Retype exactly the lines from the line containing "Clone this chart in Plotly." through the line containing "import plotly.graph_objects as go", both included, and nothing more; skip the pictures.

Records with drawing code:
*****

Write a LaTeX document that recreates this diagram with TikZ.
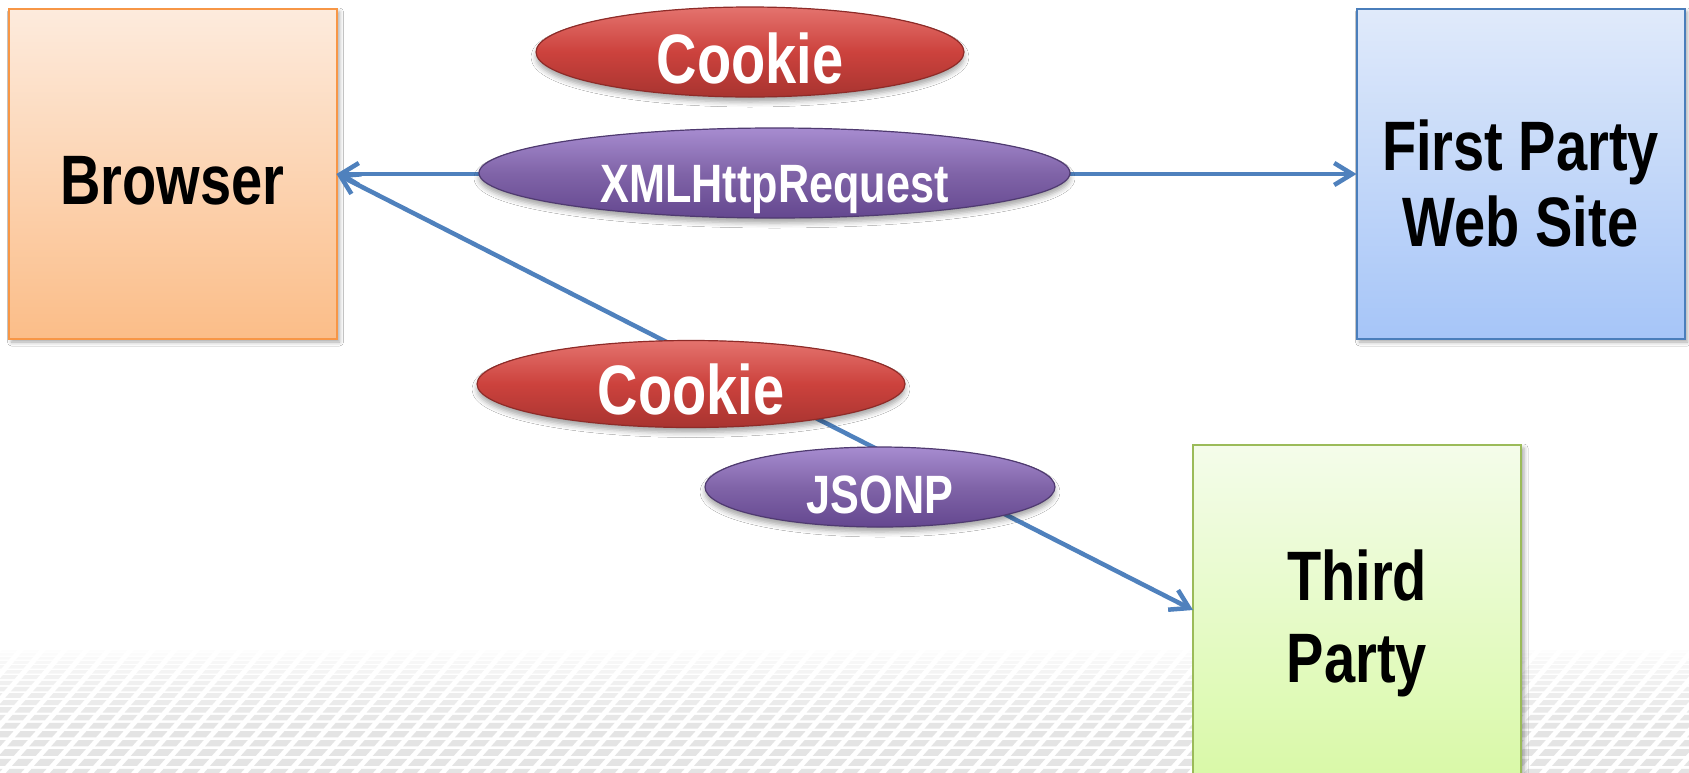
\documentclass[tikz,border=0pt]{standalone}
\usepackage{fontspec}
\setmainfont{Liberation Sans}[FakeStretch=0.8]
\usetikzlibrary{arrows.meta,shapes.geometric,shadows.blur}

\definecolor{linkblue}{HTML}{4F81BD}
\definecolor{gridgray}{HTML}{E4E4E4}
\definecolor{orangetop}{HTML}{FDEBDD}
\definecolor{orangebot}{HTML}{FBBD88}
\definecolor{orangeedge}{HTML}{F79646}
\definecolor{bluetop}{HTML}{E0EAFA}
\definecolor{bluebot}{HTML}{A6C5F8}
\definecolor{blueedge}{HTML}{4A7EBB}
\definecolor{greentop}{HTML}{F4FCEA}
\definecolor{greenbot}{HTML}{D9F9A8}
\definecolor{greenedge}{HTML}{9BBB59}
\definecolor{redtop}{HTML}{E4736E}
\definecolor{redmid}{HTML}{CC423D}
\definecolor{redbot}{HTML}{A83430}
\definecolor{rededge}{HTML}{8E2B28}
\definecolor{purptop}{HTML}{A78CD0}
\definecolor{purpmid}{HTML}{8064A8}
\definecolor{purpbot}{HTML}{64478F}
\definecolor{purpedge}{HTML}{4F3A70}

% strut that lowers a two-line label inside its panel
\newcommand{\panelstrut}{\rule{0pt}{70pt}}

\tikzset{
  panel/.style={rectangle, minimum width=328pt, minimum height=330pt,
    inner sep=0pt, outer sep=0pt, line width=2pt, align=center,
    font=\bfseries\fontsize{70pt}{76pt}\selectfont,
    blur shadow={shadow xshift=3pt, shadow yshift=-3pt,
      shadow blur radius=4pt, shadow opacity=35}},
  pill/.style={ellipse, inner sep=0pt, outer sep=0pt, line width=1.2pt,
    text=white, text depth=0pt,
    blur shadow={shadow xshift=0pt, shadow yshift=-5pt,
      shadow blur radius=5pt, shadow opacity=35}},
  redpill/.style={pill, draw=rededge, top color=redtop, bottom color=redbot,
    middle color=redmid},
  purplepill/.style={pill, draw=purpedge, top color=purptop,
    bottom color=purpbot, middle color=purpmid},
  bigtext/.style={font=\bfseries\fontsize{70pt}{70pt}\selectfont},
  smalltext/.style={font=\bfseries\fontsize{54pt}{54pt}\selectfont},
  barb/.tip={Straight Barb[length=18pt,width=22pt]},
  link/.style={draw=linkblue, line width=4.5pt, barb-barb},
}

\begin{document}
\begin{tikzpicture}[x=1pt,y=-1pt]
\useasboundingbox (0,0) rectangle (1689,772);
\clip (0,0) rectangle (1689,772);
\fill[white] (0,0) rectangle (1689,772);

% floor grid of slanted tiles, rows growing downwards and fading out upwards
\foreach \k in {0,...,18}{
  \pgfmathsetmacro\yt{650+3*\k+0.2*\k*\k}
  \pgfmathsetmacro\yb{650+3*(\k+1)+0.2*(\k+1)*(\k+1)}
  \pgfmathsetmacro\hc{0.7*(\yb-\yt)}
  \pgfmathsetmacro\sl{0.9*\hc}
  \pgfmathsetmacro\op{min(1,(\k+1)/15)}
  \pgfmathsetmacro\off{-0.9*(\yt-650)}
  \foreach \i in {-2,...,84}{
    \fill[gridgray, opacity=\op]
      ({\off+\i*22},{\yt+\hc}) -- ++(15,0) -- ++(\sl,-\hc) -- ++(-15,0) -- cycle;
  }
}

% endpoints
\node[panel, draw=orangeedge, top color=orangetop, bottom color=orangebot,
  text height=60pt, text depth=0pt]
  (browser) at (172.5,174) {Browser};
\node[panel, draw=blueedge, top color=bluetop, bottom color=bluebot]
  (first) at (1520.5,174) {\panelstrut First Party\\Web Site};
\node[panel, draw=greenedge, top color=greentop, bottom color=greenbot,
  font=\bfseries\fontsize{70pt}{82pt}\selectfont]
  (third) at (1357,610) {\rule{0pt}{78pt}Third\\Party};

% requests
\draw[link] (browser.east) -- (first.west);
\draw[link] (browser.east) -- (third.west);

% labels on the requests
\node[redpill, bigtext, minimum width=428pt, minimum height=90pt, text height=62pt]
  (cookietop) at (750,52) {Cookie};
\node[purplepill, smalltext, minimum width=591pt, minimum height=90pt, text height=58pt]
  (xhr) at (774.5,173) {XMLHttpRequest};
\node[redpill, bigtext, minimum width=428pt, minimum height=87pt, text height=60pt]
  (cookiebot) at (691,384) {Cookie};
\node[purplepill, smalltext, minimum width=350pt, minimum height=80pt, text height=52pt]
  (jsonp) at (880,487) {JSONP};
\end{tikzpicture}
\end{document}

*****

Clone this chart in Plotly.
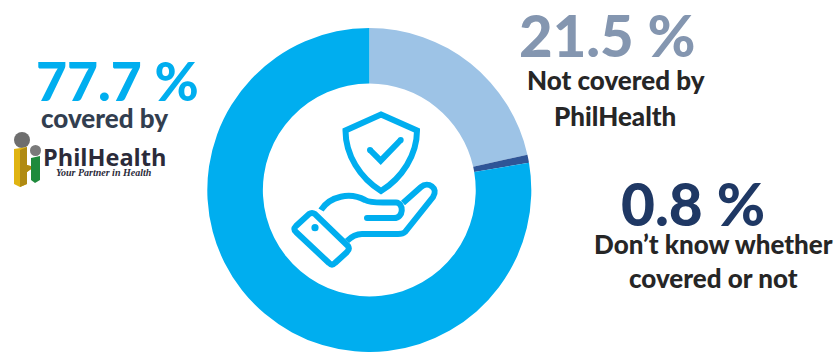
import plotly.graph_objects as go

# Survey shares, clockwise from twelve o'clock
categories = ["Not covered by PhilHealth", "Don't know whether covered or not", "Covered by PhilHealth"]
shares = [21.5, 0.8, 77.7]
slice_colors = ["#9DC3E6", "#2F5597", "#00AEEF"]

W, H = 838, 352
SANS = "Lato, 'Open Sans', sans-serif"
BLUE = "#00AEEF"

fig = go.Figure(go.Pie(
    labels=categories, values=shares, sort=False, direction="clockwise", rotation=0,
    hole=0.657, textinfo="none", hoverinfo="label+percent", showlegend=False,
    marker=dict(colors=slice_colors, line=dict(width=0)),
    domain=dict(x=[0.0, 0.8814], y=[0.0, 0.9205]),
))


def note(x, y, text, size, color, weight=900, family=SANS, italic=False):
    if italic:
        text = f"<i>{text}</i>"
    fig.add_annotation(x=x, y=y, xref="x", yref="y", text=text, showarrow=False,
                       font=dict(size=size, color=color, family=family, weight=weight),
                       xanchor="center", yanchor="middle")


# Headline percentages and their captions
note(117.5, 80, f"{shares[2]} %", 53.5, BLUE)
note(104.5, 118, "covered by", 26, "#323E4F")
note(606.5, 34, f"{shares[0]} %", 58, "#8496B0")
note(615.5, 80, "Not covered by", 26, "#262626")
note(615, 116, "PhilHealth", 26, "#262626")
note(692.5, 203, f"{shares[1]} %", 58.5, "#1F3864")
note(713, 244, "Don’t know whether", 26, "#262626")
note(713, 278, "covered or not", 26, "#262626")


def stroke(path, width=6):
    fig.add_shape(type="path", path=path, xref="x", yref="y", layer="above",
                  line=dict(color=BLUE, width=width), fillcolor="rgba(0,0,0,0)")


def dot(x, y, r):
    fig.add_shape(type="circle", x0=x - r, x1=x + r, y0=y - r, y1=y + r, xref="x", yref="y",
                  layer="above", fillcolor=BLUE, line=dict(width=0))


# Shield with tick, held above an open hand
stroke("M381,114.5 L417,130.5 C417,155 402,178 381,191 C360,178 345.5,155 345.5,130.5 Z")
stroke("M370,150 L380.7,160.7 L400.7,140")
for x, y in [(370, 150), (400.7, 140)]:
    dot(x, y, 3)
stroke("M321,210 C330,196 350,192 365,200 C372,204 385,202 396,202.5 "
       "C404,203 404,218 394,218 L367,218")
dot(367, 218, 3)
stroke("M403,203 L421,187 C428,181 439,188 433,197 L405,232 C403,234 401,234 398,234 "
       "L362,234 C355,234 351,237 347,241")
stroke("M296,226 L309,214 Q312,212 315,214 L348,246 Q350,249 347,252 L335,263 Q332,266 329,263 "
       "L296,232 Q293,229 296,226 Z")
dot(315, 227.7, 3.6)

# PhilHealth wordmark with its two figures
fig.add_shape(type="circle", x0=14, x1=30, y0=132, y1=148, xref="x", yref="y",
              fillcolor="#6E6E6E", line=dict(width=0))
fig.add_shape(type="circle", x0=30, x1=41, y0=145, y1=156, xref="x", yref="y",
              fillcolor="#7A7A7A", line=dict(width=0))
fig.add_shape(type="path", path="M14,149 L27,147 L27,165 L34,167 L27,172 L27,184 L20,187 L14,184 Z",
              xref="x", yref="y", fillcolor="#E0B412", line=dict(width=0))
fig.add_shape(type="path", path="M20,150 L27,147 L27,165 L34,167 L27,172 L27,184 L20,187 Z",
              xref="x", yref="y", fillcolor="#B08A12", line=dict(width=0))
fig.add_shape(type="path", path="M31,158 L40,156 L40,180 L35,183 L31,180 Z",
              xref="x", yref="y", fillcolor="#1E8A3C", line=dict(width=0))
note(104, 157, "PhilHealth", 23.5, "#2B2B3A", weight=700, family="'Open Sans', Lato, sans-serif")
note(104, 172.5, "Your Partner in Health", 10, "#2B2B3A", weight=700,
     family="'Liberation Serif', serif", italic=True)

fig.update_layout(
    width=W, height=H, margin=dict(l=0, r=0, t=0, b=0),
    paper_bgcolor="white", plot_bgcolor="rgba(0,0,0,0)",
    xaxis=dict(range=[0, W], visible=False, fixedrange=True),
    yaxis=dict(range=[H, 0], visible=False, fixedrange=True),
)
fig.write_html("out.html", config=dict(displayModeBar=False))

*****

Output below
Clone this chart in Plotly.
import plotly.graph_objects as go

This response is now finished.